** Task requirements **
Skip all pictures, then copy the lines from the start of the data through the line with "import seaborn as sns", keeping both ends.

** Recorded data **
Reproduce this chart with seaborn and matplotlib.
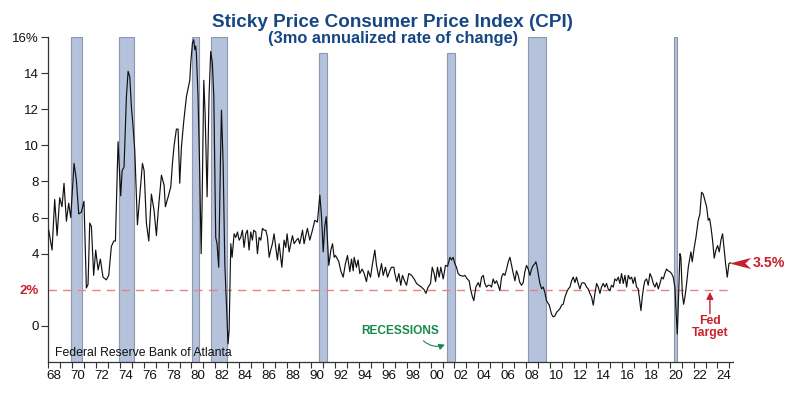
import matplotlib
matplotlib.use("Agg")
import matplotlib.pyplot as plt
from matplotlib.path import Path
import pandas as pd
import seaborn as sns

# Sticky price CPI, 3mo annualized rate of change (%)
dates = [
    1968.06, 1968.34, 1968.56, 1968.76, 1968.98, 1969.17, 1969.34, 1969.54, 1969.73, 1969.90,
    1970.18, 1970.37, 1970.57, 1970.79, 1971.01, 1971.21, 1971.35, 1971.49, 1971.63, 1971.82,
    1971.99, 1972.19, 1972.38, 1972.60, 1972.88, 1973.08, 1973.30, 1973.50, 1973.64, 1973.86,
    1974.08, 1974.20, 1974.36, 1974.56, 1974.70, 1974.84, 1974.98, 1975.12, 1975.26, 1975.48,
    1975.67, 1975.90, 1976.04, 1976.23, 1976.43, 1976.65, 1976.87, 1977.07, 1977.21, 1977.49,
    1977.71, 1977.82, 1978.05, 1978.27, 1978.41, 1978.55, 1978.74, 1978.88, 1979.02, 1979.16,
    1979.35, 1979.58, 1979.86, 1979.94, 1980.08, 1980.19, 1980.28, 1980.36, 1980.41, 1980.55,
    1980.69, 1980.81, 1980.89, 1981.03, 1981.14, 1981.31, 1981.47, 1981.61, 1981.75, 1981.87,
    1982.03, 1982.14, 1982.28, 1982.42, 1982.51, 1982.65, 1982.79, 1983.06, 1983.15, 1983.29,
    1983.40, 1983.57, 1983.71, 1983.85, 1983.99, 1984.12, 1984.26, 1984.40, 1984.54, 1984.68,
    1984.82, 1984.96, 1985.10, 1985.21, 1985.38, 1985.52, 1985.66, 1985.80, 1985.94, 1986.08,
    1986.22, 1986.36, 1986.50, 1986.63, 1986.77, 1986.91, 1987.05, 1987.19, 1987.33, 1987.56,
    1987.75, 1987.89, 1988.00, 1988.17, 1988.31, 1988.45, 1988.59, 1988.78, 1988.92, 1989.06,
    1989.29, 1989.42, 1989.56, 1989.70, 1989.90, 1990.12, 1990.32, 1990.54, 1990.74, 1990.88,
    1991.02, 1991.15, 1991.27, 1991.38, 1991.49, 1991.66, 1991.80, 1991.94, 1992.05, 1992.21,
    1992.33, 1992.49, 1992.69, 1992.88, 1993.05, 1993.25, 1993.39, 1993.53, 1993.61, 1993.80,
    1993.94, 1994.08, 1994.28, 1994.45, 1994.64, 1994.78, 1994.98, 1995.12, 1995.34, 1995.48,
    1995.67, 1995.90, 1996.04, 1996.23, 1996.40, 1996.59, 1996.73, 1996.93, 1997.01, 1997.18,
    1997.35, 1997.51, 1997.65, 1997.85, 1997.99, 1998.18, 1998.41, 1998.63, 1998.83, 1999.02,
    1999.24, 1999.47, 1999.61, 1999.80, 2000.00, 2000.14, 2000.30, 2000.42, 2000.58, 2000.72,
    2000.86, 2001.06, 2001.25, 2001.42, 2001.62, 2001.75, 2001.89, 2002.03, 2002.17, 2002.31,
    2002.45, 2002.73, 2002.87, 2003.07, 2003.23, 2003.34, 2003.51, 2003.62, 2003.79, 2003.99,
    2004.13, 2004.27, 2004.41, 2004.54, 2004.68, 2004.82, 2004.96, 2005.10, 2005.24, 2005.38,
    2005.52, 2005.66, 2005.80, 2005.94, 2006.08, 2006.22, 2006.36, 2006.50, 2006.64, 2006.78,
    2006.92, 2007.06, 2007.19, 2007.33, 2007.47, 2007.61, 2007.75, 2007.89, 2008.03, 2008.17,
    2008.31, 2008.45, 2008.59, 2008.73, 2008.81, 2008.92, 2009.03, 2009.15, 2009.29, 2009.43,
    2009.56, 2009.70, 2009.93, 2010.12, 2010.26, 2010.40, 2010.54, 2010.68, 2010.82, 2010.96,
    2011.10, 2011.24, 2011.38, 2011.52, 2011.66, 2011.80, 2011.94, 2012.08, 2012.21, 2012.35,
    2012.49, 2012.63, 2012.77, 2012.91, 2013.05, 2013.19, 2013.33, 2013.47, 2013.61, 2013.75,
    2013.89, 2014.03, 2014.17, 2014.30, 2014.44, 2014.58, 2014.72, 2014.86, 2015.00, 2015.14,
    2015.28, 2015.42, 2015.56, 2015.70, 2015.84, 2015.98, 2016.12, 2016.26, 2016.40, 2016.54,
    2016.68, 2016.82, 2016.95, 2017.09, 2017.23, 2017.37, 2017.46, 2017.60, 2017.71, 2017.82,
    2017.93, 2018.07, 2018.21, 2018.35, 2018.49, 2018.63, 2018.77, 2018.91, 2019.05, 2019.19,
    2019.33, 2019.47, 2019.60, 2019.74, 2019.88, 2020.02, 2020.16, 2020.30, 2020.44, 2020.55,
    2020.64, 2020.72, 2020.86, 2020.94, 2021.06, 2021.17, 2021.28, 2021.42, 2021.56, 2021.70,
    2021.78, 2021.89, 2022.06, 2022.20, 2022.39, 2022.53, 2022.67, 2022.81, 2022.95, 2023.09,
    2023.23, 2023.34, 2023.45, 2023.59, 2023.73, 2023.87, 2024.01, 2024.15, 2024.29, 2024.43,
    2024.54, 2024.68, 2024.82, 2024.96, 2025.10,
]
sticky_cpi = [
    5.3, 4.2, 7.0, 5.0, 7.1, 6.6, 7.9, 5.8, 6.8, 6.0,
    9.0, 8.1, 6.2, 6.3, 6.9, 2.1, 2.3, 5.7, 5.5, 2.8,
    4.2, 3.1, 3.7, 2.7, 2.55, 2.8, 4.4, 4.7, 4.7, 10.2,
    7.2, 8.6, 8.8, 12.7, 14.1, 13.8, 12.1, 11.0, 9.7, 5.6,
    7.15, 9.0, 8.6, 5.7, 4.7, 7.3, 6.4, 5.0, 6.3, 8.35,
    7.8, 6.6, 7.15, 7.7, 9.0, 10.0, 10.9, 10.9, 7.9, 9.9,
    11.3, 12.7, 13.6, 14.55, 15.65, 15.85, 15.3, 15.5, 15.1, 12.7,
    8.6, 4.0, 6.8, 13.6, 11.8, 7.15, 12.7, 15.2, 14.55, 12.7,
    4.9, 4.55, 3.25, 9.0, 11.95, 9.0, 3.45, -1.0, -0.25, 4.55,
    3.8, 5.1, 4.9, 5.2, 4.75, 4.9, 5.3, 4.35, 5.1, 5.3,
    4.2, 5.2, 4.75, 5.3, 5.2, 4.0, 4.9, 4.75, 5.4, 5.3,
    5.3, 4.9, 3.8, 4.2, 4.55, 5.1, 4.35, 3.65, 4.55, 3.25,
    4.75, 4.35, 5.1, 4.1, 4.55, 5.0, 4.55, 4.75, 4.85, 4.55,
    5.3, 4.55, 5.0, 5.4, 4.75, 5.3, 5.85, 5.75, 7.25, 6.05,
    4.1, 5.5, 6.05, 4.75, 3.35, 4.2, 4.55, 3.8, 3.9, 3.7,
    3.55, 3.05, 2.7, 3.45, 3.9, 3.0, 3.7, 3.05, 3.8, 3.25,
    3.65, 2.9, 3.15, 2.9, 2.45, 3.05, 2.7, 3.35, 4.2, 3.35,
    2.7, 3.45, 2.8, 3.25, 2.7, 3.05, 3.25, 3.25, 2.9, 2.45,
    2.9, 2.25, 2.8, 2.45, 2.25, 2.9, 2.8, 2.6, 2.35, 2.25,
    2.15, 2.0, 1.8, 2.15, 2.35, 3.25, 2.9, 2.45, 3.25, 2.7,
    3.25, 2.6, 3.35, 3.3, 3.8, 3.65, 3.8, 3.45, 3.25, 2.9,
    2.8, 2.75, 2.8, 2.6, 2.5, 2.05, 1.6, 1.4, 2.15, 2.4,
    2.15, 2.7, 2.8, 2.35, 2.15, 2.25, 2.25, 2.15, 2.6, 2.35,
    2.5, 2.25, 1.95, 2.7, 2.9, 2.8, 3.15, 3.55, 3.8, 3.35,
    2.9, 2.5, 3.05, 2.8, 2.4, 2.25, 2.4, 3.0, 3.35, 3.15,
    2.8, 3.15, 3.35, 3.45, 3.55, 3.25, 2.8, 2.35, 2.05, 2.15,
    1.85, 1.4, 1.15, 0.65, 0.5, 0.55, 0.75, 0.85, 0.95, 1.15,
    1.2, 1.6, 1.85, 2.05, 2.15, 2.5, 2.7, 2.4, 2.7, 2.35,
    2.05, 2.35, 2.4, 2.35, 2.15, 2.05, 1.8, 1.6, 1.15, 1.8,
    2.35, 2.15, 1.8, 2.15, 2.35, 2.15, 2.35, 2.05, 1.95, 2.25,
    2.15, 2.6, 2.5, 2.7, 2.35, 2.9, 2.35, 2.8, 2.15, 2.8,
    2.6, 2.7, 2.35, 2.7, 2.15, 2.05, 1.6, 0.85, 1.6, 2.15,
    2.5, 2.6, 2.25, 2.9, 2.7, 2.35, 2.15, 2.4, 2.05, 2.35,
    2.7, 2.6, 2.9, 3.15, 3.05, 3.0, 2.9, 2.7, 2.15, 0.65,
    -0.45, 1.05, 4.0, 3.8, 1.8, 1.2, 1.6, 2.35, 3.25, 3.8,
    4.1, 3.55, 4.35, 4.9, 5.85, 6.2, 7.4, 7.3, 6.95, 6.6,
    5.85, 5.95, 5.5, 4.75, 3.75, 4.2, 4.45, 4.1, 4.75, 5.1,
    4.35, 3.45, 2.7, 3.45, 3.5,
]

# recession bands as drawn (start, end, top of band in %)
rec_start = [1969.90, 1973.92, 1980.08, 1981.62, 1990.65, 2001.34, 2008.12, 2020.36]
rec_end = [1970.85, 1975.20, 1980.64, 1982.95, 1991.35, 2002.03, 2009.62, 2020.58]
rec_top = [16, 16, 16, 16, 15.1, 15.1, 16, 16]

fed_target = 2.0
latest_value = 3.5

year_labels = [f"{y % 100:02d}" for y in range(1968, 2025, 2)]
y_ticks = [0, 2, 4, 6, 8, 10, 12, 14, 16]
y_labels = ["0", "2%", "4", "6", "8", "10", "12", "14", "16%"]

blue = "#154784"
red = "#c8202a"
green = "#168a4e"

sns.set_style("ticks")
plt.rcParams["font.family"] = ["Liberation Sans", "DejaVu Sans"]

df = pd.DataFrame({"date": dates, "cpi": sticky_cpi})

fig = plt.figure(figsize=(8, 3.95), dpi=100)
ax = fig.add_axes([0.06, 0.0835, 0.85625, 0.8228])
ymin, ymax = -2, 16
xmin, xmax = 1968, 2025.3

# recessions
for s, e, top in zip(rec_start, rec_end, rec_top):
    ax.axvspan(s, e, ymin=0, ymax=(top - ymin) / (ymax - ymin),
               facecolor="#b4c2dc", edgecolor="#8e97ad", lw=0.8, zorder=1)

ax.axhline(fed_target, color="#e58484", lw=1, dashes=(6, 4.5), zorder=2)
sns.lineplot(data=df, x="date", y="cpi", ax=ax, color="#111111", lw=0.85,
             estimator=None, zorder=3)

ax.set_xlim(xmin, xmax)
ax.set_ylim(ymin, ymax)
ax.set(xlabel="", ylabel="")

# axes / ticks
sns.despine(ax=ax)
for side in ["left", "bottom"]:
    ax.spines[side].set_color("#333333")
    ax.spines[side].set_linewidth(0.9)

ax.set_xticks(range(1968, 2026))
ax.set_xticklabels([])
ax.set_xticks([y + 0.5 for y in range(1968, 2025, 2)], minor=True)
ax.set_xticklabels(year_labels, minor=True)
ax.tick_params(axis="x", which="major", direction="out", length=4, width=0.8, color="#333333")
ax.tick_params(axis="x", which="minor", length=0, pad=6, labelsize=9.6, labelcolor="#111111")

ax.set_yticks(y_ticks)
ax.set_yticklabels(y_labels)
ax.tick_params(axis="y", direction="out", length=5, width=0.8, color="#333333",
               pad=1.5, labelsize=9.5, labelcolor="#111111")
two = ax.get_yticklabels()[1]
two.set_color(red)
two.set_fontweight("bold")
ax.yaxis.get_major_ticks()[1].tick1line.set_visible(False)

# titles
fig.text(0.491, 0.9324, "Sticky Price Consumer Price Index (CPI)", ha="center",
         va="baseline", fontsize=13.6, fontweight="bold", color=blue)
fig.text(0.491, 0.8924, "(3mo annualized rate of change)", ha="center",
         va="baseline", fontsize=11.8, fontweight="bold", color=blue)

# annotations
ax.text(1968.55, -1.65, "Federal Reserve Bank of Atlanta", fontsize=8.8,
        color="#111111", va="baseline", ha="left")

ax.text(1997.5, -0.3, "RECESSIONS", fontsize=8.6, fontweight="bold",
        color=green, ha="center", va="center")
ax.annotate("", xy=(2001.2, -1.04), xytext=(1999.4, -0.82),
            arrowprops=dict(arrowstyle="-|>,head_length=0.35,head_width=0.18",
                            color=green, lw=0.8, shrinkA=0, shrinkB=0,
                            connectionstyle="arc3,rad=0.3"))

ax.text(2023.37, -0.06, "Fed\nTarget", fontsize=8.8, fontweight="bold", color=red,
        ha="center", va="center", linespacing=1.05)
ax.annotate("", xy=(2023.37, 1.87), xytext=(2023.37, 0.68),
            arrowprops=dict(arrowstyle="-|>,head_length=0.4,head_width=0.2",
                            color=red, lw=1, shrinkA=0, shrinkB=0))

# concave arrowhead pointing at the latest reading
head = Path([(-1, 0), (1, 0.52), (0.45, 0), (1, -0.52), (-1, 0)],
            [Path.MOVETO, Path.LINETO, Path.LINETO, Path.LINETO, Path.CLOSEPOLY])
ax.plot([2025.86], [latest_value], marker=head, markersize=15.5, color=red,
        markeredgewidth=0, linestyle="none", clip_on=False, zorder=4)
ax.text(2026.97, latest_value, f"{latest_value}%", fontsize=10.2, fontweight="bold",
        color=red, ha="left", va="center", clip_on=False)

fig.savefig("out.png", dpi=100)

** Exercise response **
Reproduce this chart with seaborn and matplotlib.
import matplotlib
matplotlib.use("Agg")
import matplotlib.pyplot as plt
from matplotlib.path import Path
import pandas as pd
import seaborn as sns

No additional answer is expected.